As many of you know, I study stress. The last time I felt my mortality quite so at hand I quit my job, sold my house and divorced my husband. To say that my current husband has been eyeing me suspiciously this past week is no understatement. He even asked me at one point straight out, “You don’t have plans to throw a grenade on this life the way you did before right?” A confident NO was my reply. It seems I’ve found some level of the fear(less) life I’d been seeking so desperately the first time – where death isn’t so much scary as it is …well, disappointing.
I love my husband.
I love my home.
I LOVE my job. <– This one was one of my most visceral emotional reactions. And yeah, it surprised me too!

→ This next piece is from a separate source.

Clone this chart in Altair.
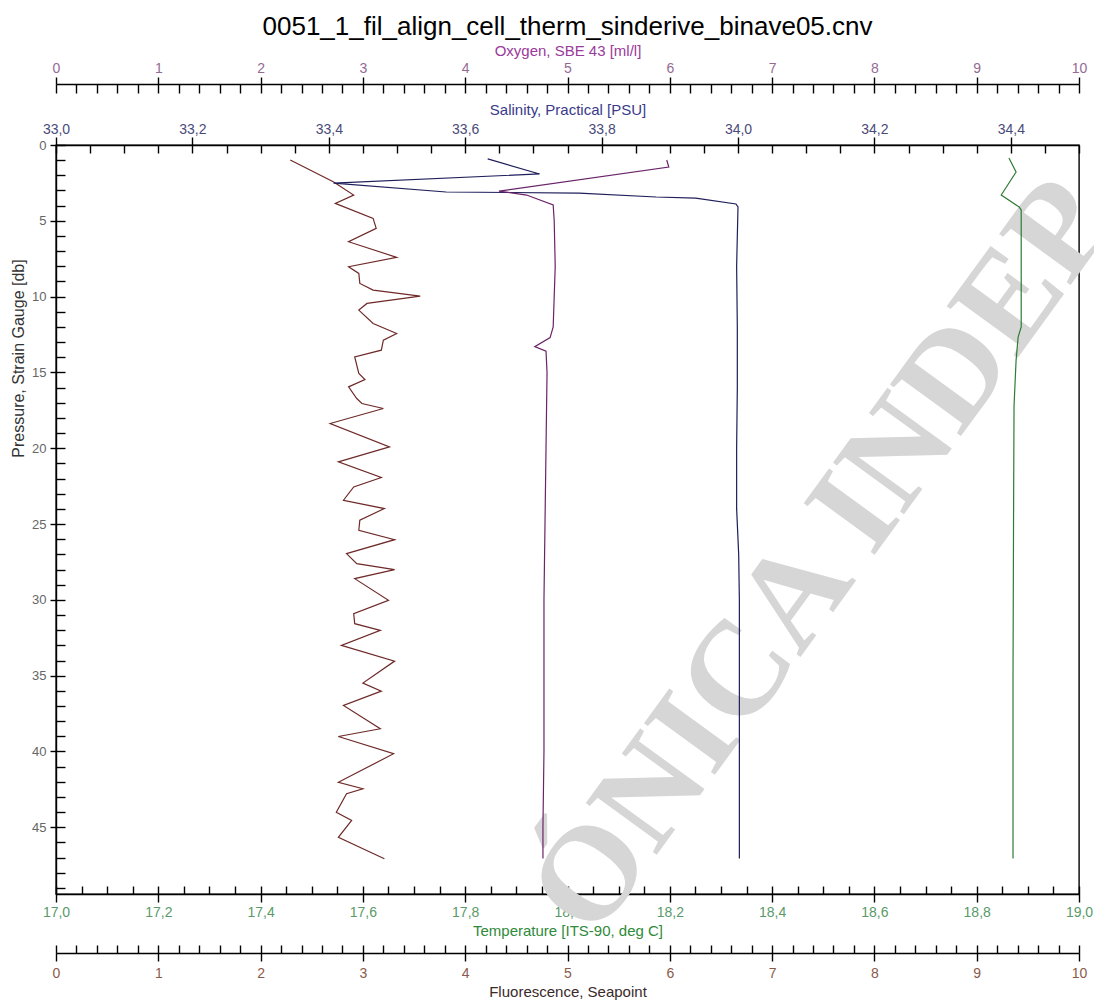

My first night in the hospital (Thursday) I laid in my own sweat convinced I was going to be out and on stage in New Orleans by Monday (mostly because that was the story I had told myself and NO ONE – not my husband, not the doctors, not the nurses, NO ONE, – was going to convince me otherwise).
Maybe it was the fever, or the drugs, but I lay there preparing. While I couldn’t sleep, I re-wrote pieces of my talk. I saw myself standing on stage delivering, doing what I LOVE to do. And these exercises gave me hope. It reminded me of my purpose. It allowed me to focus on something bigger than myself. That elusive WHY that so many of us seek felt so clear to me. Even when I had to make the dreaded call to the speaking agent that represented this client to say, I wasn’t going to make the stage I was surprised by how much my heart broke. It physically hurt to not be able to deliver.
Damn. I really, really love this industry. A flood of calls and messages from colleagues reinforced this, including calls from the client and follow-up texts from the speaking agent just to check in on me. My “replacement” speaker ended up being a dear friend, who kept me involved at every point in the speech and throughout his interactions with the audience (Thanks Seb – still feeling trauma bonded to you buddy!).
My days in the hospital felt full.
Full of some fear, for sure, but also full of love, joy, meaning, and a realization that my work was so much more to me than I had realized before.
I’m quite obviously replaceable (my fill-in won the audience over immediately with his message) but that doesn’t make me irrelevant.
To anyone (including myself) who has ever said that “no one lays on their deathbed wishing they had worked more,” I want to push back.
Struggling through to Friday, and praying for the opportunity for an early retirement is not what humans were built for.
We’re built for meaning.
We’re built for community.
We’re built for purpose.
And that’s something worth living for.